_Request_
Only the lines from the start of the data through the line containing "return x / W" should be written out, exactly as they are, with both ends included and the pictures left out.

-- START --

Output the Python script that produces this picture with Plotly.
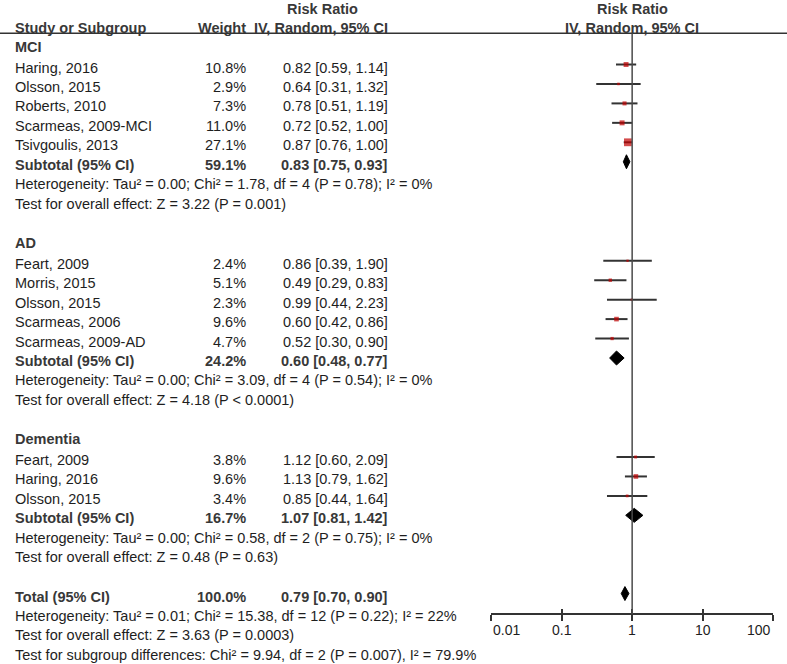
import numpy as np
import plotly.graph_objects as go

# ---- data ----
group_names = ["MCI", "AD", "Dementia"]

mci_study = ["Haring, 2016", "Olsson, 2015", "Roberts, 2010", "Scarmeas, 2009-MCI", "Tsivgoulis, 2013"]
mci_weight = [10.8, 2.9, 7.3, 11.0, 27.1]
mci_rr = [0.82, 0.64, 0.78, 0.72, 0.87]
mci_lo = [0.59, 0.31, 0.51, 0.52, 0.76]
mci_hi = [1.14, 1.32, 1.19, 1.00, 1.00]
mci_subtotal = [59.1, 0.83, 0.75, 0.93]
mci_het = "Heterogeneity: Tau² = 0.00; Chi² = 1.78, df = 4 (P = 0.78); I² = 0%"
mci_effect = "Test for overall effect: Z = 3.22 (P = 0.001)"

ad_study = ["Feart, 2009", "Morris, 2015", "Olsson, 2015", "Scarmeas, 2006", "Scarmeas, 2009-AD"]
ad_weight = [2.4, 5.1, 2.3, 9.6, 4.7]
ad_rr = [0.86, 0.49, 0.99, 0.60, 0.52]
ad_lo = [0.39, 0.29, 0.44, 0.42, 0.30]
ad_hi = [1.90, 0.83, 2.23, 0.86, 0.90]
ad_subtotal = [24.2, 0.60, 0.48, 0.77]
ad_het = "Heterogeneity: Tau² = 0.00; Chi² = 3.09, df = 4 (P = 0.54); I² = 0%"
ad_effect = "Test for overall effect: Z = 4.18 (P < 0.0001)"

dem_study = ["Feart, 2009", "Haring, 2016", "Olsson, 2015"]
dem_weight = [3.8, 9.6, 3.4]
dem_rr = [1.12, 1.13, 0.85]
dem_lo = [0.60, 0.79, 0.44]
dem_hi = [2.09, 1.62, 1.64]
dem_subtotal = [16.7, 1.07, 0.81, 1.42]
dem_het = "Heterogeneity: Tau² = 0.00; Chi² = 0.58, df = 2 (P = 0.75); I² = 0%"
dem_effect = "Test for overall effect: Z = 0.48 (P = 0.63)"

total = [100.0, 0.79, 0.70, 0.90]
total_het = "Heterogeneity: Tau² = 0.01; Chi² = 15.38, df = 12 (P = 0.22); I² = 22%"
total_effect = "Test for overall effect: Z = 3.63 (P = 0.0003)"
subgroup_diff = "Test for subgroup differences: Chi² = 9.94, df = 2 (P = 0.007), I² = 79.9%"

axis_ticks = [0.01, 0.1, 1, 10, 100]

# ---- layout constants (pixels) ----
W, H = 787, 664
STEP = 19.45
FONT = "Arial, Liberation Sans, sans-serif"
FS = 14.5
TXT = "#1e1e1e"
BOLD = "#383838"
X_NAME, X_WEIGHT, X_RR = 13, 248, 390
AXIS_Y = 614

fig = go.Figure()
annotations = []


def px(x):
    return x / W


def label(text, x, y, anchor="left", bold=False, size=FS):
    annotations.append(dict(
        text=f"<b>{text}</b>" if bold else text, x=px(x), y=y, xref="paper", yref="y",
        xanchor=anchor, yanchor="middle", showarrow=False,
        font=dict(family=FONT, size=size, color=BOLD if bold else TXT)))


def fmt_rr(rr, lo, hi):
    return f"{rr:.2f} [{lo:.2f}, {hi:.2f}]"


def diamond(vals, y):
    _, rr, lo, hi = vals
    fig.add_trace(go.Scatter(
        x=[lo, rr, hi, rr, lo], y=[y, y - 7, y, y + 7, y], mode="lines",
        fill="toself", fillcolor="black", line=dict(color="black", width=1),
        hoverinfo="skip", showlegend=False))


groups = [
    (group_names[0], mci_study, mci_weight, mci_rr, mci_lo, mci_hi, mci_subtotal, mci_het, mci_effect),
    (group_names[1], ad_study, ad_weight, ad_rr, ad_lo, ad_hi, ad_subtotal, ad_het, ad_effect),
    (group_names[2], dem_study, dem_weight, dem_rr, dem_lo, dem_hi, dem_subtotal, dem_het, dem_effect),
]

# headers
label("Study or Subgroup", X_NAME, 27.5, bold=True)
label("Weight", X_WEIGHT, 27.5, anchor="right", bold=True)
label("Risk Ratio", 322, 8.5, anchor="center", bold=True)
label("IV, Random, 95% CI", X_RR, 27.5, anchor="right", bold=True)
label("Risk Ratio", 632, 8.5, anchor="center", bold=True)
label("IV, Random, 95% CI", 632, 27.5, anchor="center", bold=True)

y = 46.7
for name, study, weight, rr, lo, hi, sub, het, eff in groups:
    label(name, X_NAME, y, bold=True)
    y += 20.8
    ys = []
    for s, w, r, l, h in zip(study, weight, rr, lo, hi):
        label(s, X_NAME, y)
        label(f"{w:.1f}%", X_WEIGHT, y, anchor="right")
        label(fmt_rr(r, l, h), X_RR, y, anchor="right")
        ys.append(y - 3)
        y += STEP
    # confidence intervals then weighted squares
    for l, h, yy in zip(lo, hi, ys):
        fig.add_trace(go.Scatter(x=[l, h], y=[yy, yy], mode="lines",
                                 line=dict(color="#333333", width=2),
                                 hoverinfo="skip", showlegend=False))
    fig.add_trace(go.Scatter(
        x=rr, y=ys, mode="markers",
        marker=dict(symbol="square", color="#c00000",
                    size=[1.5 * np.sqrt(w) for w in weight], line=dict(width=0)),
        hoverinfo="skip", showlegend=False))
    label("Subtotal (95% CI)", X_NAME, y, bold=True)
    label(f"{sub[0]:.1f}%", X_WEIGHT, y, anchor="right", bold=True)
    label(fmt_rr(*sub[1:]), X_RR, y, anchor="right", bold=True)
    diamond(sub, y - 3)
    y += STEP
    label(het, X_NAME, y)
    y += STEP
    label(eff, X_NAME, y)
    y += 39.3

label("Total (95% CI)", X_NAME, y, bold=True)
label(f"{total[0]:.1f}%", X_WEIGHT, y, anchor="right", bold=True)
label(fmt_rr(*total[1:]), X_RR, y, anchor="right", bold=True)
diamond(total, y - 3)
label(total_het, X_NAME, y + STEP)
label(total_effect, X_NAME, y + 2 * STEP)
label(subgroup_diff, X_NAME, y + 3 * STEP)

# axis tick labels, end labels kept inside the axis like RevMan
for i, t in enumerate(axis_ticks):
    anchor = "left" if i == 0 else ("right" if i == len(axis_ticks) - 1 else "center")
    annotations.append(dict(
        text=f"{t:g}", x=np.log10(t), y=629.5, xref="x", yref="y",
        xanchor=anchor, yanchor="middle", showarrow=False,
        font=dict(family=FONT, size=14, color=TXT)))

shapes = [
    dict(type="line", xref="paper", yref="y", x0=0, x1=1, y0=33.3, y1=33.3,
         line=dict(color="#333333", width=1.5)),
    dict(type="line", xref="x", yref="y", x0=1, x1=1, y0=33.3, y1=AXIS_Y,
         line=dict(color="#4a4a4a", width=1.5)),
]

axis_dom = [px(491), px(773.3)]
axis_pos = (H - AXIS_Y) / H
fig.update_layout(
    width=W, height=H, margin=dict(l=0, r=0, t=0, b=0),
    paper_bgcolor="white", plot_bgcolor="white",
    xaxis=dict(type="log", range=[-2, 2], domain=axis_dom, anchor="free", position=axis_pos,
               showgrid=False, zeroline=False, showline=True, linecolor="#333333", linewidth=1.5,
               ticks="outside", ticklen=6, tickwidth=1.5, tickcolor="#333333",
               tickvals=axis_ticks, showticklabels=False),
    xaxis2=dict(type="log", range=[-2, 2], domain=axis_dom, anchor="free", position=axis_pos,
                overlaying="x", showgrid=False, zeroline=False, showline=False,
                ticks="inside", ticklen=5, tickwidth=1.5, tickcolor="#333333",
                tickvals=axis_ticks, showticklabels=False),
    yaxis=dict(range=[H, 0], domain=[0, 1], visible=False),
    annotations=annotations, shapes=shapes,
)
# empty trace so the overlaid axis is drawn
fig.add_trace(go.Scatter(x=[1], y=[None], xaxis="x2", showlegend=False, hoverinfo="skip"))

# drop the default page margin so the 787x664 figure fills the window exactly
fig.write_html("out.html", config={"displayModeBar": False},
               post_script="document.body.style.margin='0';")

-- END --

_Complete response_
Output the Python script that produces this picture with Plotly.
import numpy as np
import plotly.graph_objects as go

# ---- data ----
group_names = ["MCI", "AD", "Dementia"]

mci_study = ["Haring, 2016", "Olsson, 2015", "Roberts, 2010", "Scarmeas, 2009-MCI", "Tsivgoulis, 2013"]
mci_weight = [10.8, 2.9, 7.3, 11.0, 27.1]
mci_rr = [0.82, 0.64, 0.78, 0.72, 0.87]
mci_lo = [0.59, 0.31, 0.51, 0.52, 0.76]
mci_hi = [1.14, 1.32, 1.19, 1.00, 1.00]
mci_subtotal = [59.1, 0.83, 0.75, 0.93]
mci_het = "Heterogeneity: Tau² = 0.00; Chi² = 1.78, df = 4 (P = 0.78); I² = 0%"
mci_effect = "Test for overall effect: Z = 3.22 (P = 0.001)"

ad_study = ["Feart, 2009", "Morris, 2015", "Olsson, 2015", "Scarmeas, 2006", "Scarmeas, 2009-AD"]
ad_weight = [2.4, 5.1, 2.3, 9.6, 4.7]
ad_rr = [0.86, 0.49, 0.99, 0.60, 0.52]
ad_lo = [0.39, 0.29, 0.44, 0.42, 0.30]
ad_hi = [1.90, 0.83, 2.23, 0.86, 0.90]
ad_subtotal = [24.2, 0.60, 0.48, 0.77]
ad_het = "Heterogeneity: Tau² = 0.00; Chi² = 3.09, df = 4 (P = 0.54); I² = 0%"
ad_effect = "Test for overall effect: Z = 4.18 (P < 0.0001)"

dem_study = ["Feart, 2009", "Haring, 2016", "Olsson, 2015"]
dem_weight = [3.8, 9.6, 3.4]
dem_rr = [1.12, 1.13, 0.85]
dem_lo = [0.60, 0.79, 0.44]
dem_hi = [2.09, 1.62, 1.64]
dem_subtotal = [16.7, 1.07, 0.81, 1.42]
dem_het = "Heterogeneity: Tau² = 0.00; Chi² = 0.58, df = 2 (P = 0.75); I² = 0%"
dem_effect = "Test for overall effect: Z = 0.48 (P = 0.63)"

total = [100.0, 0.79, 0.70, 0.90]
total_het = "Heterogeneity: Tau² = 0.01; Chi² = 15.38, df = 12 (P = 0.22); I² = 22%"
total_effect = "Test for overall effect: Z = 3.63 (P = 0.0003)"
subgroup_diff = "Test for subgroup differences: Chi² = 9.94, df = 2 (P = 0.007), I² = 79.9%"

axis_ticks = [0.01, 0.1, 1, 10, 100]

# ---- layout constants (pixels) ----
W, H = 787, 664
STEP = 19.45
FONT = "Arial, Liberation Sans, sans-serif"
FS = 14.5
TXT = "#1e1e1e"
BOLD = "#383838"
X_NAME, X_WEIGHT, X_RR = 13, 248, 390
AXIS_Y = 614

fig = go.Figure()
annotations = []


def px(x):
    return x / W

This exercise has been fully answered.